Below is the method that overloads the operator +=
for the class AvgVarTransitionState
:
/**
* @brief Merge with another State object
*
* We update mean and variance in a online fashion
* to avoid intermediate large sum.
*/
template <class OtherHandle>
AvgVarTransitionState &operator+=(
const AvgVarTransitionState<OtherHandle> &inOtherState) {
if (mStorage.size() != inOtherState.mStorage.size())

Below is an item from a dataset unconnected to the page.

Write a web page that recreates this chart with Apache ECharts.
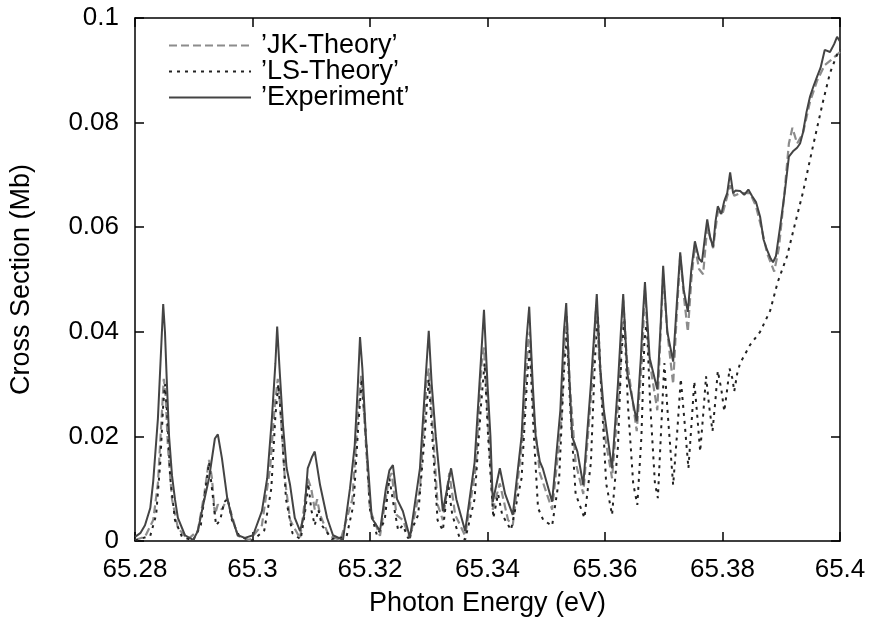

throw std::logic_error("Internal error: Incompatible transition "
"states");
double avg_ = inOtherState.avg;
double var_ = inOtherState.var;
uint16_t numRows_ = static_cast<uint16_t>(inOtherState.numRows);
double totalNumRows = static_cast<double>(numRows + numRows_);
double p = static_cast<double>(numRows) / totalNumRows;
double p_ = static_cast<double>(numRows_) / totalNumRows;
double totalAvg = avg * p + avg_ * p_;
double a = avg - totalAvg;
double a_ = avg_ - totalAvg;
numRows += numRows_;
var = p * var + p_ * var_ + p * a * a + p_ * a_ * a_;
avg = totalAvg;
return *this;
}
- Given the mean, variance and the size of two data sets, Welford’s method, computes the mean and variance of the two data sets combined.
The SQL functions defined in avg_var.sql_in
need to be able to locate the actual implementations from the C++ files. This is done by simply adding the following line to the file declarations.hpp
under ./src/modules/
#include "hello_world/avg_var.hpp"